Cuisine: gluten free option, Italian-inspired, vegan option, vegetarian-friendly

Prep Time: 15 minutes

Cook Time: 25 minutes

Total Time: 40 minutes

Servings: 4 people

Calories: 230kcal

Author: Stephanie McKercher, MS, RDN

Instructions

  • Add oil to a large pot over medium-high heat. Stir in onion, carrot, and celery, salt, and pepper, and cook, stirring occasionally, 5 minutes, or until onions are translucent. Stir in shallot (if using) and garlic and cook 2 minutes, or until fragrant. Stir in cannellini beans and Italian seasoning and stir until evenly mixed.
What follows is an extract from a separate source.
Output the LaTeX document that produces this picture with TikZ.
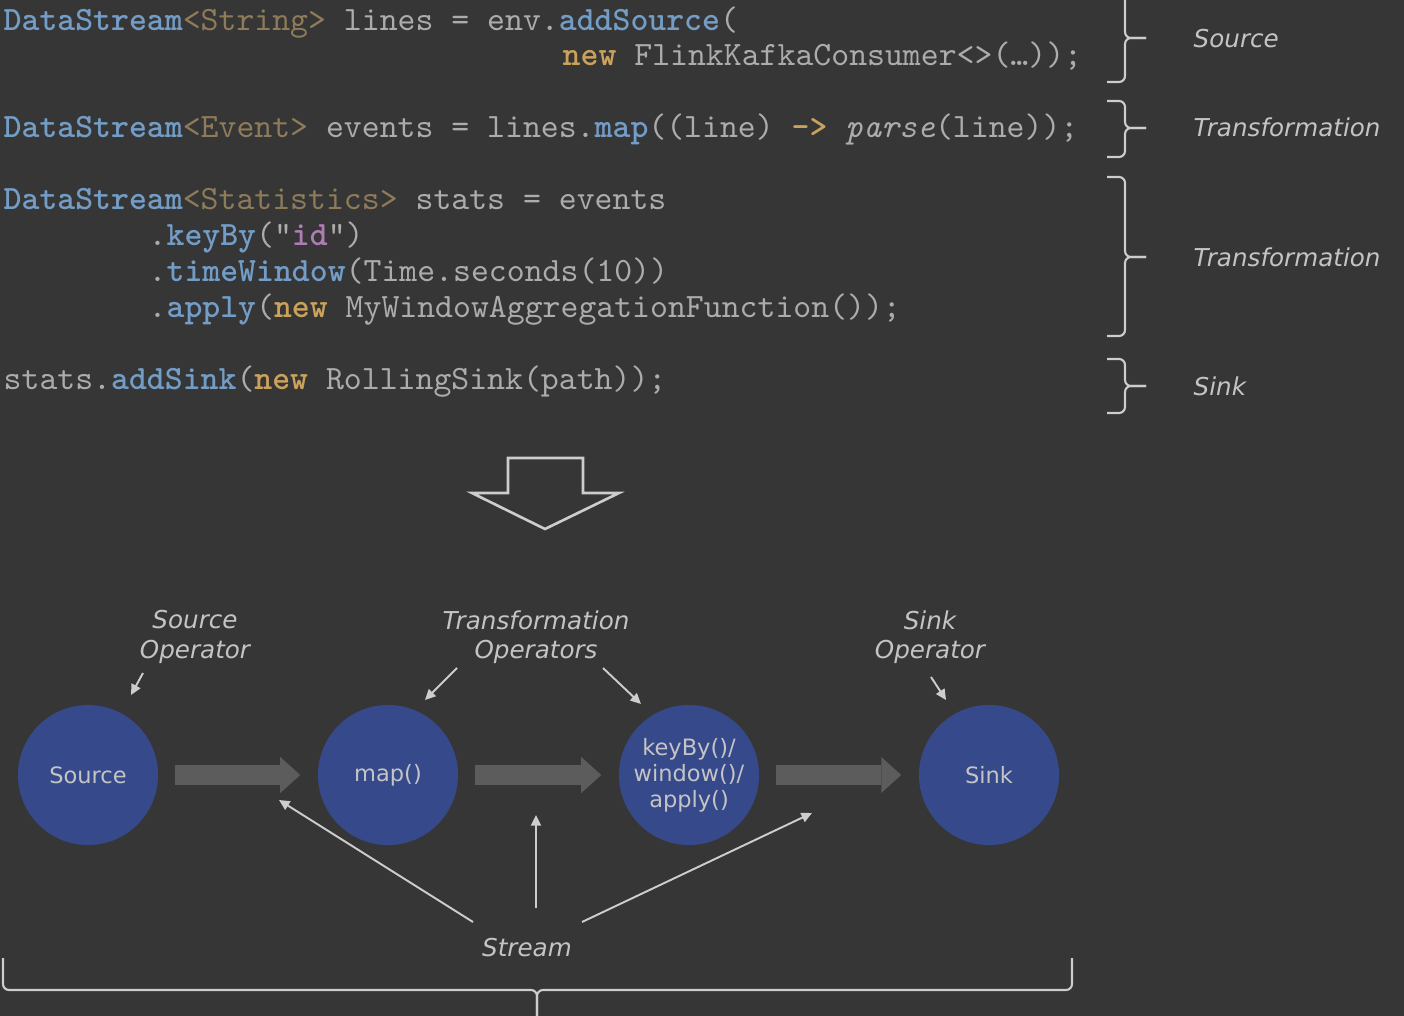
\documentclass[tikz,border=0pt]{standalone}
\usepackage{fontspec}
\setsansfont{DejaVu Sans}
\usepackage{xcolor}
\usetikzlibrary{arrows.meta,positioning,calc}

\definecolor{bgdark}{HTML}{363636}
\definecolor{codeplain}{HTML}{ACACAC}
\definecolor{codeblue}{HTML}{739DC6}
\definecolor{codetype}{HTML}{8E7B5A}
\definecolor{codekw}{HTML}{CBA25C}
\definecolor{codestr}{HTML}{B07CB6}
\definecolor{lbltext}{HTML}{C4C4C4}
\definecolor{opfill}{HTML}{36498A}
\definecolor{streamgray}{HTML}{5C5C5C}
\definecolor{linegray}{HTML}{CDCDCD}

\newcommand\codefont{\fontsize{9.7pt}{11pt}\ttfamily}
\newcommand\cfn[1]{{\bfseries\color{codeblue}#1}}
\newcommand\cty[1]{{\color{codetype}#1}}
\newcommand\ckw[1]{{\bfseries\color{codekw}#1}}
\newcommand\cstr[1]{{\bfseries\color{codestr}#1}}

\begin{document}
\begin{tikzpicture}[x=0.01cm,y=-0.01cm,
    codeln/.style={anchor=base west,inner sep=0pt,font=\codefont,text=codeplain},
    partlbl/.style={anchor=west,inner sep=0pt,font=\fontsize{7}{8.3}\selectfont\sffamily\itshape,text=lbltext},
    oplbl/.style={align=center,inner sep=0pt,font=\fontsize{7}{8.3}\selectfont\sffamily\itshape,text=lbltext},
    op/.style={circle,fill=opfill,minimum size=1.4cm,inner sep=0pt,align=center,text=lbltext,font=\fontsize{6.4}{7.4}\selectfont\sffamily},
    brc/.style={draw=linegray,line width=0.6pt,rounded corners=0.06cm},
    ptr/.style={draw=linegray,line width=0.55pt,-{Triangle[length=3pt,width=2.8pt]}},
    flow/.style={draw=streamgray,line width=0.2cm,shorten <=0.16cm,shorten >=0.17cm,-{Triangle[length=0.2cm,width=0.36cm,line width=0pt]}}
  ]
    \fill[bgdark] (0,0) rectangle (1404,1016);
    \useasboundingbox (0,0) rectangle (1404,1016);

    % program text
    \node[codeln] (l1) at (3,31) {\cfn{DataStream}\cty{<String>} lines = env.\cfn{addSource}(};
    \node[codeln] (l2) at (562,66) {\ckw{new} FlinkKafkaConsumer<>(…));};
    \node[codeln] (l3) at (3,138) {\cfn{DataStream}\cty{<Event>} events = lines.\cfn{map}((line) \ckw{->} \textit{parse}(line));};
    \node[codeln] (l4) at (3,210) {\cfn{DataStream}\cty{<Statistics>} stats = events};
    \node[codeln] (l5) at (148,246) {.\cfn{keyBy}("\cstr{id}")};
    \node[codeln] (l6) at (148,282) {.\cfn{timeWindow}(Time.seconds(10))};
    \node[codeln] (l7) at (148,318) {.\cfn{apply}(\ckw{new} MyWindowAggregationFunction());};
    \node[codeln] (l8) at (3,390) {stats.\cfn{addSink}(\ckw{new} RollingSink(path));};

    % braces on the right
    \foreach \t/\b/\m in {-20/82/38, 101/157/128, 177/336/257, 359/413/386} {
      \draw[brc] (1107,\t) -| (1125,\m) -- (1146,\m);
      \draw[brc] (1107,\b) -| (1125,\m) -- (1146,\m);
    }
    \node[partlbl] (p1) at (1193,39) {Source};
    \node[partlbl] (p2) at (1193,127) {Transformation};
    \node[partlbl] (p3) at (1193,257) {Transformation};
    \node[partlbl] (p4) at (1193,386) {Sink};

    % hollow arrow
    \draw[linegray,line width=0.75pt,line join=miter] (508,493) -- (508,458) -- (583,458) -- (583,493) -- (619,493) -- (545,529) -- (472,493) -- cycle;

    % dataflow
    \node[op] (src) at (88,775) {Source};
    \node[op] (mapop) at (388,775) {map()};
    \node[op] (winop) at (689,775) {keyBy()/\\window()/\\apply()};
    \node[op] (sinkop) at (989,775) {Sink};

    \draw[flow] (src) -- (mapop);
    \draw[flow] (mapop) -- (winop);
    \draw[flow] (winop) -- (sinkop);

    \node[oplbl] (srclbl) at (195,637) {Source\\Operator};
    \node[oplbl] (trlbl) at (536,637) {Transformation\\Operators};
    \node[oplbl] (sinklbl) at (930,637) {Sink\\Operator};
    \node[oplbl] (strlbl) at (527,948) {Stream};

    \draw[ptr] ([shift={(-52,36)}]srclbl.center) -- ([shift={(43,-80)}]src.center);
    \draw[ptr] ([shift={(-79,31)}]trlbl.center) -- ([shift={(37,-75)}]mapop.center);
    \draw[ptr] ([shift={(67,31)}]trlbl.center) -- ([shift={(-48,-71)}]winop.center);
    \draw[ptr] ([shift={(1,40)}]sinklbl.center) -- ([shift={(-43,-75)}]sinkop.center);

    \draw[ptr] ([shift={(-54,-26)}]strlbl.center) -- ([shift={(-109,25)}]mapop.center);
    \draw[ptr] ([shift={(9,-40)}]strlbl.center) -- ($(mapop)!0.5!(winop)+(-2.5,40)$);
    \draw[ptr] ([shift={(55,-26)}]strlbl.center) -- ([shift={(123,38)}]winop.center);

    % brace under the stream
    \draw[brc] (3,958) |- (537,990) -- (537,1030);
    \draw[brc] (1072,958) |- (537,990) -- (537,1030);
\end{tikzpicture}
\end{document}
Pour in broth, bring to a boil over high heat, and then reduce heat to low and simmer 10 minutes.

  • Transfer about half of the soup to a blender and blend on high for 30 seconds, or until smooth. (You can also blend about half of the soup in the pot with an immersion blender.) Pour blended soup back into the pot and stir until evenly mixed. Stir in kale and cook 4 minutes, or until tender.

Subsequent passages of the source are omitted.